Rojava’s law not just for women but for democratic life
KOBANÎ – In the face of a patriarchal mindset that has marginalized women for years, the Women’s Law is showing the possibilities for equality between men and women in Rojava. Women’s rights activist Newroz Miştenûr spoke to JINHA’s Gulan Botan on the ways Women’s Law provides the underpinning for a democratic life in Rojava.
First with the liberation of Kobanî from ISIS, now in the reconstruction of the besieged canton, the women of Rojava have rapidly destroyed patriarchal assumptions about women. Women have fought for equality in another way by formulating the Women’s Law, which addresses topics from polygamy to inheritance, from women’s rights as witnesses to forced marriage of children.
“We put out the Women’s Law to create equality and democracy in society,” said Newroz Miştenûr, of the women’s organization Yekîtiya Star. “With these laws, we’re guaranteeing society’s life as well as women’s.”

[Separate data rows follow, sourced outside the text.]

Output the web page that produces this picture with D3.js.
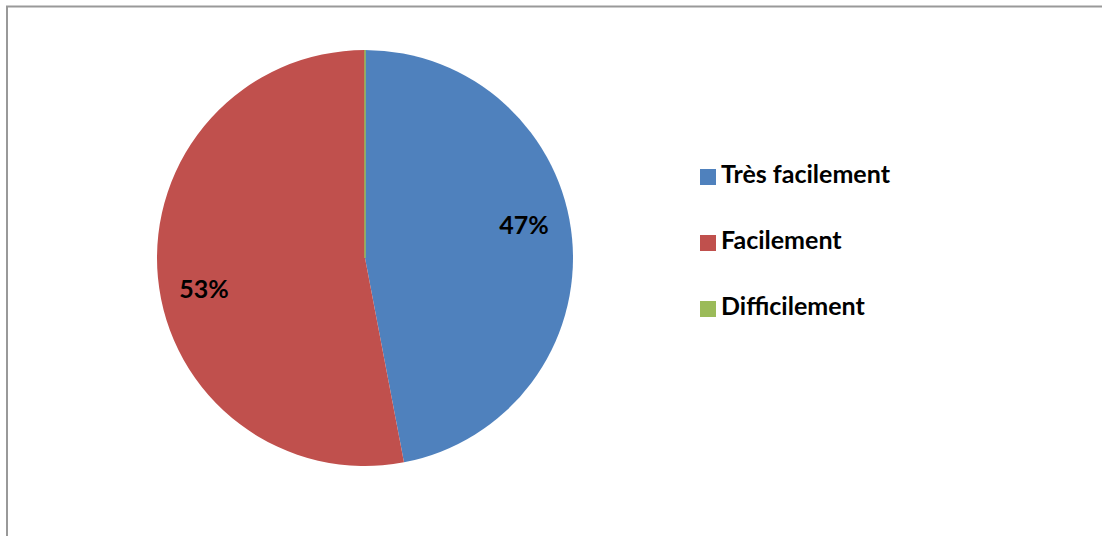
<!DOCTYPE html>
<html><head><meta charset="utf-8">
<script src="https://cdn.jsdelivr.net/npm/d3@7"></script>
<style>html,body{margin:0;padding:0;background:#fff;}svg{display:block;}</style>
</head><body>
<svg id="c" width="1102" height="536"></svg>
<script>
const categories = ["Très facilement", "Facilement", "Difficilement"];
const values = [47, 53, 0];
const labels = ["47%", "53%", ""];
const colors = ["#4F81BD", "#C0504D", "#9BBB59"];

const svg = d3.select("#c");
svg.append("path").attr("d", "M7,536 L7,6.5 L1102,6.5").attr("fill", "none").attr("stroke", "#999").attr("stroke-width", 2);

const cx = 365, cy = 258, r = 208;
const pie = d3.pie().sort(null).value(d => d)(values);
const arc = d3.arc().innerRadius(0).outerRadius(r);
const g = svg.append("g").attr("transform", `translate(${cx},${cy})`);
g.selectAll("path").data(pie).join("path")
  .attr("d", arc).attr("fill", (d, i) => colors[i])
  .attr("stroke", (d, i) => d.value > 0 ? "none" : colors[i]).attr("stroke-width", 1);

const labelPos = [[159, -30], [-161, 34]];
g.selectAll("text").data(pie).join("text")
  .attr("x", (d, i) => labelPos[i] ? labelPos[i][0] : 0)
  .attr("y", (d, i) => labelPos[i] ? labelPos[i][1] : 0)
  .attr("text-anchor", "middle").attr("dominant-baseline", "middle")
  .attr("font-family", "Lato, 'Open Sans', sans-serif").attr("font-weight", "bold")
  .attr("font-size", 25).attr("fill", "#000")
  .text((d, i) => labels[i]);

const leg = svg.append("g");
categories.forEach((c, i) => {
  const y = 177 + i * 66;
  leg.append("rect").attr("x", 700).attr("y", y - 8).attr("width", 16).attr("height", 16).attr("fill", colors[i]);
  leg.append("text").attr("x", 721).attr("y", y).attr("dominant-baseline", "middle")
    .attr("font-family", "Lato, 'Open Sans', sans-serif").attr("font-weight", "bold")
    .attr("font-size", 25).attr("fill", "#000").text(c);
});
</script>
</body></html>
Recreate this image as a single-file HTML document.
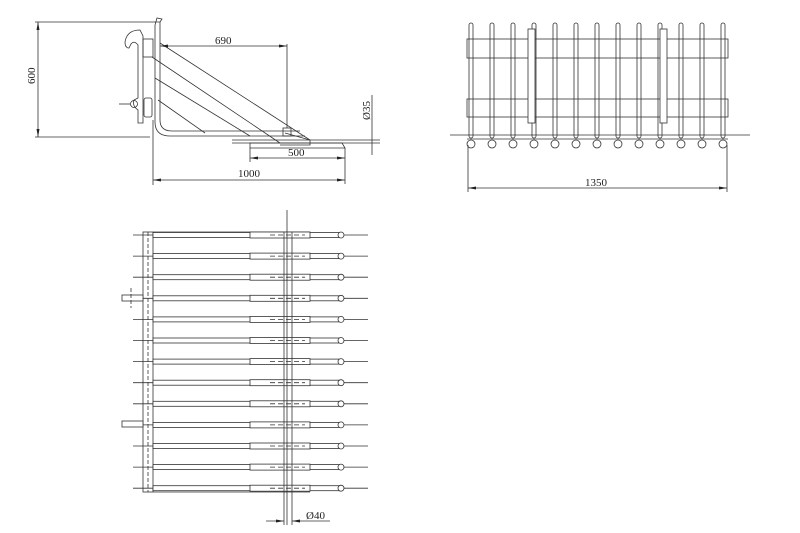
<!DOCTYPE html>
<html><head><style>html,body{margin:0;padding:0;background:#fff;}svg{display:block}text{font-family:"Liberation Serif",serif;font-size:11px;fill:#222}</style></head>
<body>
<svg width="800" height="533" viewBox="0 0 800 533" xmlns="http://www.w3.org/2000/svg">
<defs>
<marker id="a" markerWidth="8" markerHeight="6" refX="8" refY="3" orient="auto-start-reverse" markerUnits="userSpaceOnUse"><path d="M0,1.5 L8,3 L0,4.5z" fill="#222"/></marker>
</defs>
<g stroke="#333" stroke-width="0.8" fill="none">
<!-- SIDE VIEW -->
<line x1="35" y1="22" x2="160" y2="22"/>
<line x1="35" y1="137" x2="150" y2="137"/>
<line x1="38" y1="22" x2="38" y2="137" marker-start="url(#a)" marker-end="url(#a)"/>
<!-- hook plate -->
<path d="M143,36 L143,123 L138,123 L138,110 Q132,106 134,100 L138,98 L138,45 Q134,40 131,44 L129,48 Q125,48 125,42 Q127,30 140,30 Z"/>
<circle cx="134" cy="104" r="3.5"/>
<line x1="119" y1="104" x2="130" y2="104"/>
<rect x="143" y="39" width="10" height="18"/>
<rect x="144" y="98" width="8" height="19" rx="2"/>
<!-- upright tube -->
<path d="M155,25 L155,122 Q155,136 170,136 L305,136"/>
<path d="M160,22 L160,120 Q160,131 172,131 L300,131"/>
<path d="M155,25 L157,18 L162,19 L160,22"/>
<line x1="153" y1="120" x2="153" y2="185"/>
<!-- braces -->
<line x1="160" y1="43" x2="310" y2="140"/>
<line x1="152" y1="57" x2="280" y2="143"/>
<line x1="155" y1="78" x2="250" y2="136"/>
<line x1="158" y1="100" x2="205" y2="133"/>
<path d="M285,133 L310,140 L310,145 L280,145" />
<rect x="283" y="128" width="8" height="8"/>
<!-- fork -->
<path d="M250,143 L342,143 L345,148 L250,148 Z"/>
<line x1="232" y1="140" x2="380" y2="140"/>
<line x1="232" y1="143" x2="380" y2="143"/>
<line x1="287" y1="44" x2="287" y2="128"/>
<line x1="160" y1="46" x2="287" y2="46" marker-start="url(#a)" marker-end="url(#a)"/>
<line x1="250" y1="148" x2="250" y2="162"/>
<line x1="345" y1="148" x2="345" y2="184"/>
<line x1="250" y1="158" x2="345" y2="158" marker-start="url(#a)" marker-end="url(#a)"/>
<line x1="153" y1="180" x2="345" y2="180" marker-start="url(#a)" marker-end="url(#a)"/>
<line x1="372" y1="95" x2="372" y2="155"/>
<!-- FRONT VIEW -->
<line x1="450" y1="135" x2="750" y2="135"/>
<line x1="467" y1="139" x2="728" y2="139"/>
<rect x="467" y="39" width="261" height="19"/>
<rect x="467" y="99" width="261" height="18"/>
<g id="tines">
<rect x="469" y="23" width="4" height="115" rx="2"/><circle cx="471" cy="144" r="4" fill="#fff"/>
</g>
<use href="#tines" x="21"/><use href="#tines" x="42"/><use href="#tines" x="63"/><use href="#tines" x="84"/><use href="#tines" x="105"/><use href="#tines" x="126"/><use href="#tines" x="147"/><use href="#tines" x="168"/><use href="#tines" x="189"/><use href="#tines" x="210"/><use href="#tines" x="231"/><use href="#tines" x="252"/>
<rect x="528" y="29" width="7" height="94" fill="#fff"/>
<rect x="660" y="29" width="7" height="94" fill="#fff"/>
<line x1="468" y1="145" x2="468" y2="192"/>
<line x1="727" y1="145" x2="727" y2="192"/>
<line x1="468" y1="188" x2="727" y2="188" marker-start="url(#a)" marker-end="url(#a)"/>
<!-- PLAN VIEW -->
<rect x="143" y="232" width="10" height="260"/>
<line x1="148" y1="232" x2="148" y2="492" stroke-dasharray="4,2"/>
<line x1="153" y1="232" x2="310" y2="232"/>
<line x1="153" y1="492" x2="310" y2="492"/>
<g id="pt">
<line x1="133" y1="235" x2="368" y2="235"/>
<rect x="153" y="232.5" width="187" height="5" fill="#fff"/>
<rect x="250" y="232" width="60" height="6" fill="#fff"/>
<circle cx="341" cy="235" r="3" fill="#fff"/>
<line x1="270" y1="235" x2="305" y2="235" stroke-dasharray="5,3"/>
</g>
<use href="#pt" y="21.1"/><use href="#pt" y="42.2"/><use href="#pt" y="63.3"/><use href="#pt" y="84.4"/><use href="#pt" y="105.5"/><use href="#pt" y="126.6"/><use href="#pt" y="147.7"/><use href="#pt" y="168.8"/><use href="#pt" y="189.9"/><use href="#pt" y="211"/><use href="#pt" y="232.1"/><use href="#pt" y="253.2"/>
<line x1="287" y1="210" x2="287" y2="525"/>
<line x1="284" y1="232" x2="284" y2="525"/>
<line x1="292" y1="232" x2="292" y2="525"/>
<rect x="122" y="295" width="21" height="6" fill="#fff"/>
<rect x="122" y="421" width="21" height="6" fill="#fff"/>
<line x1="131" y1="288" x2="131" y2="308" stroke-dasharray="4,2"/>
<line x1="266" y1="521" x2="284" y2="521" marker-end="url(#a)"/>
<line x1="292" y1="521" x2="330" y2="521" marker-start="url(#a)"/>
</g>
<text x="215" y="44">690</text>
<text x="288" y="156">500</text>
<text x="238" y="177">1000</text>
<text x="585" y="186">1350</text>
<text x="306" y="519">Ø40</text>
<text transform="translate(35,84) rotate(-90)">600</text>
<text transform="translate(370,120) rotate(-90)">Ø35</text>
</svg>
</body></html>
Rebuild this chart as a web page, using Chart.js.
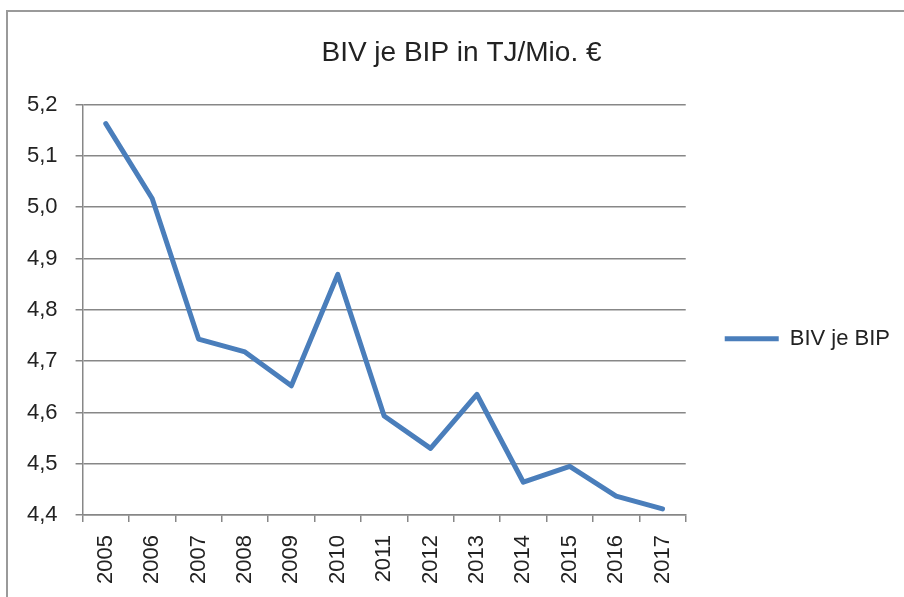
<!DOCTYPE html>
<html>
<head>
<meta charset="utf-8">
<script src="https://cdn.jsdelivr.net/npm/chart.js@4"></script>
<style>
  html, body { margin: 0; padding: 0; background: #ffffff; }
  #wrap { position: relative; width: 904px; height: 597px; overflow: hidden; }
  #c { position: absolute; left: 0; top: 0; }
  #frame { position: absolute; left: 6px; top: 10px; right: -10px; bottom: -10px;
           border-left: 2px solid #9a9a9a; border-top: 2px solid #9a9a9a; pointer-events: none; }
</style>
</head>
<body>
<div id="wrap">
  <canvas id="c" width="904" height="597"></canvas>
  <div id="frame"></div>
</div>
<script>
const categories = ['2005','2006','2007','2008','2009','2010','2011','2012','2013','2014','2015','2016','2017'];
const seriesName = 'BIV je BIP';
const seriesValues = [5.163, 5.017, 4.743, 4.718, 4.652, 4.869, 4.593, 4.530, 4.635, 4.464, 4.495, 4.437, 4.412];
const yTickLabels = ['4,4','4,5','4,6','4,7','4,8','4,9','5,0','5,1','5,2'];
const chartTitle = 'BIV je BIP in TJ/Mio. €';

const FONT = "'Liberation Sans', Arial, sans-serif";
const TEXT = '#222222';
const GRID = '#878787';
const LINE = '#4A7EBB';

new Chart(document.getElementById('c'), {
  type: 'line',
  data: {
    labels: categories,
    datasets: [{
      label: seriesName,
      data: seriesValues,
      borderColor: LINE,
      backgroundColor: LINE,
      borderWidth: 5,
      borderCapStyle: 'round',
      borderJoinStyle: 'round',
      pointRadius: 0,
      pointHoverRadius: 0,
      pointStyle: 'line',
      tension: 0,
      fill: false
    }]
  },
  options: {
    responsive: false,
    devicePixelRatio: 1,
    animation: false,
    layout: { padding: { left: 23, right: 4, top: 0, bottom: 0 } },
    plugins: {
      title: {
        display: true,
        text: chartTitle,
        color: TEXT,
        font: { family: FONT, size: 28, weight: 'normal' },
        padding: { top: 36, bottom: 35 }
      },
      legend: {
        display: true,
        position: 'right',
        fullSize: false,
        title: { display: true, text: '', padding: 23, font: { family: FONT, size: 10 } },
        labels: {
          usePointStyle: true,
          pointStyle: 'line',
          pointStyleWidth: 54,
          padding: 39,
          color: TEXT,
          font: { family: FONT, size: 22 }
        }
      },
      tooltip: { enabled: false }
    },
    scales: {
      x: {
        type: 'category',
        offset: true,
        grid: {
          offset: true,
          drawOnChartArea: false,
          drawTicks: true,
          tickLength: 7,
          color: GRID,
          lineWidth: 1.5
        },
        border: { display: true, color: GRID, width: 1.5 },
        ticks: {
          minRotation: 90,
          maxRotation: 90,
          padding: 13,
          autoSkip: false,
          color: TEXT,
          font: { family: FONT, size: 22 }
        }
      },
      y: {
        min: 4.4,
        max: 5.2,
        afterFit: function(scale) { scale.width = scale.width - 14; },
        grid: {
          drawOnChartArea: true,
          drawTicks: true,
          tickLength: 7,
          color: GRID,
          lineWidth: 1.5
        },
        border: { display: true, color: GRID, width: 1.5 },
        ticks: {
          stepSize: 0.1,
          padding: 18,
          color: TEXT,
          font: { family: FONT, size: 22 },
          callback: function(value, index) {
            return yTickLabels[index] !== undefined ? yTickLabels[index] : String(value.toFixed(1)).replace('.', ',');
          }
        }
      }
    }
  }
});
</script>
</body>
</html>
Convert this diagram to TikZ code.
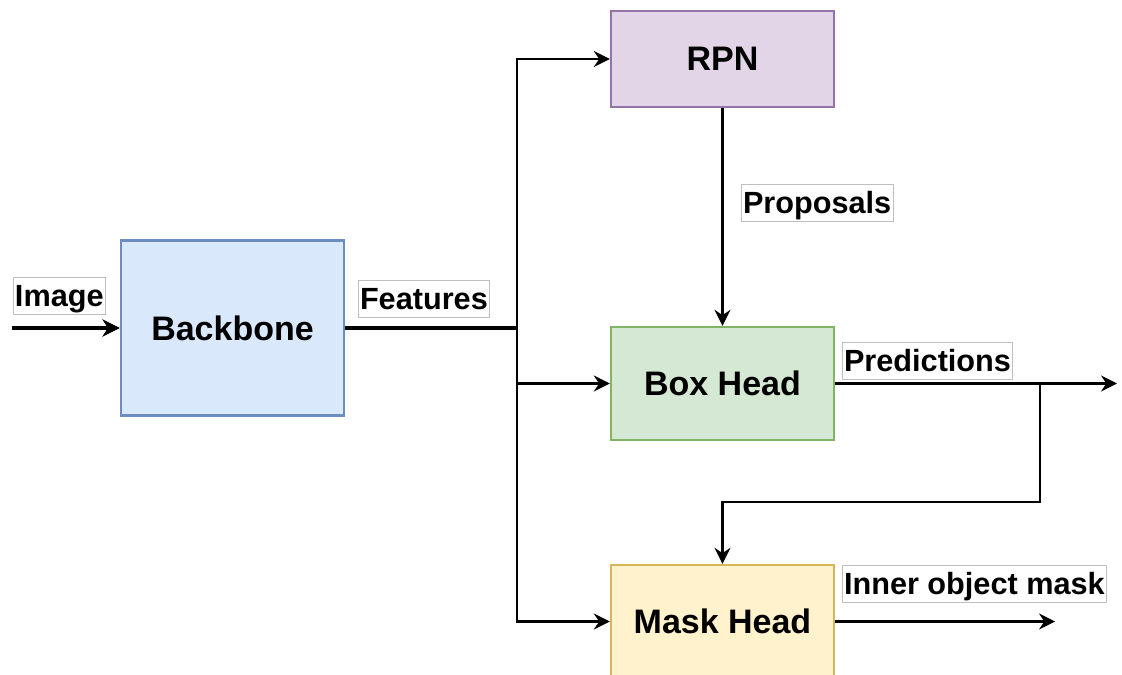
\documentclass[tikz,border=0pt]{standalone}
\usepackage{fontspec}
\setmainfont{Liberation Sans}
\usepackage{tikz}
\usetikzlibrary{arrows.meta, positioning}

\definecolor{bbfill}{HTML}{DAE8FC}
\definecolor{bbdraw}{HTML}{6C8EBF}
\definecolor{rpnfill}{HTML}{E1D5E7}
\definecolor{rpndraw}{HTML}{9673A6}
\definecolor{boxfill}{HTML}{D5E8D4}
\definecolor{boxdraw}{HTML}{82B366}
\definecolor{maskfill}{HTML}{FFF2CC}
\definecolor{maskdraw}{HTML}{D6B656}

\begin{document}
\begin{tikzpicture}[x=0.75pt, y=-0.75pt]
    % Define styles for the nodes
    \tikzstyle{block} = [
        draw, line width=1.8pt, text centered, minimum width=167.25pt,
        font=\fontsize{25.5}{30}\selectfont\bfseries
    ]
    \tikzstyle{tag} = [
        draw=black!25, line width=0.4pt, fill=white, inner xsep=1.3pt,
        inner ysep=1pt, text height=21pt, text depth=5pt,
        font=\fontsize{23}{27}\selectfont\bfseries
    ]
    \tikzstyle{arrow} = [
        line width=1.7pt, -{Stealth[length=12pt, width=12pt, inset=4pt]}
    ]
    \tikzstyle{thick_arrow} = [
        line width=2.4pt, -{Stealth[length=13pt, width=13pt, inset=4pt]}
    ]

    \useasboundingbox (0,0) rectangle (1122,675);

    % Blocks
    \node[block, fill=bbfill, draw=bbdraw, minimum height=131.25pt]
        (backbone) at (232.5,328) {Backbone};
    \node[block, fill=rpnfill, draw=rpndraw, minimum height=72pt]
        (rpn) at (722.5,59) {RPN};
    \node[block, fill=boxfill, draw=boxdraw, minimum height=84.75pt]
        (boxhead) at (722.5,383.5) {Box Head};
    \node[block, fill=maskfill, draw=maskdraw, minimum height=84.75pt]
        (maskhead) at (722.5,621.5) {Mask Head};

    % Free ends and bends
    \coordinate (input) at (12,328);
    \coordinate (split) at (517,328);
    \coordinate (predout) at (1117,383.5);
    \coordinate (fork) at (1040,383.5);
    \coordinate (bend) at (1040,502);
    \coordinate (maskout) at (1055,621.5);

    % Input and features
    \draw[thick_arrow] (input) -- (backbone.west);
    \draw[line width=2.4pt] (backbone.east) -- (split);
    \draw[arrow] (split) |- (rpn.west);
    \draw[arrow] (split) |- (boxhead.west);
    \draw[arrow] (split) |- (maskhead.west);

    % Proposals
    \draw[arrow] (rpn.south) -- (boxhead.north);

    % Predictions
    \draw[arrow] (boxhead.east) -- (predout);
    \draw[arrow] (fork) -- (bend) -| (maskhead.north);

    % Mask output
    \draw[arrow] (maskhead.east) -- (maskout);

    % Labels
    \node[tag, anchor=south west] (image_lbl) at (13,315) {Image};
    \node[tag, anchor=south west] (features_lbl) at (358,318) {Features};
    \node[tag, anchor=west] (proposals_lbl) at (741,202.5) {Proposals};
    \node[tag, anchor=south west] (predictions_lbl) at (842,380) {Predictions};
    \node[tag, anchor=south west] (mask_lbl) at (842,603) {Inner object mask};

\end{tikzpicture}
\end{document}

Newroz explained that the women’s movement is attempting to build a new system by changing minds about male-female equality in Rojava. The goal of the Women’s Law and women’s organizing projects, she said, is for women to be able to freely make decisions about their own lives and about society.
“We started a publicity campaign based on these ideas,” said Newroz. “In every part of the city, and in the villages, we’re organizing seminars on this. Men, as well as women, are attending them.”
Newroz said one of the main topics discussed at the seminars on the Women’s Law has been polygamy, which many men see the right to practice. The seminars also deal with the practice of “bride exchange,” or the forced marriage of girls or women as an exchange between families; forced marriage of children; the practice of unequal inheritance divisions between women and men in families; and the legal practice of requiring two women witnesses’ testimony as equivalent to one man’s.
“Fundamentally, women were belittled and not believed in. The women’s law takes up this issue and focuses on it,” said Newroz. “Once the discriminatory approach [to women] is eliminated, only then will society have a sense of equality and democracy.”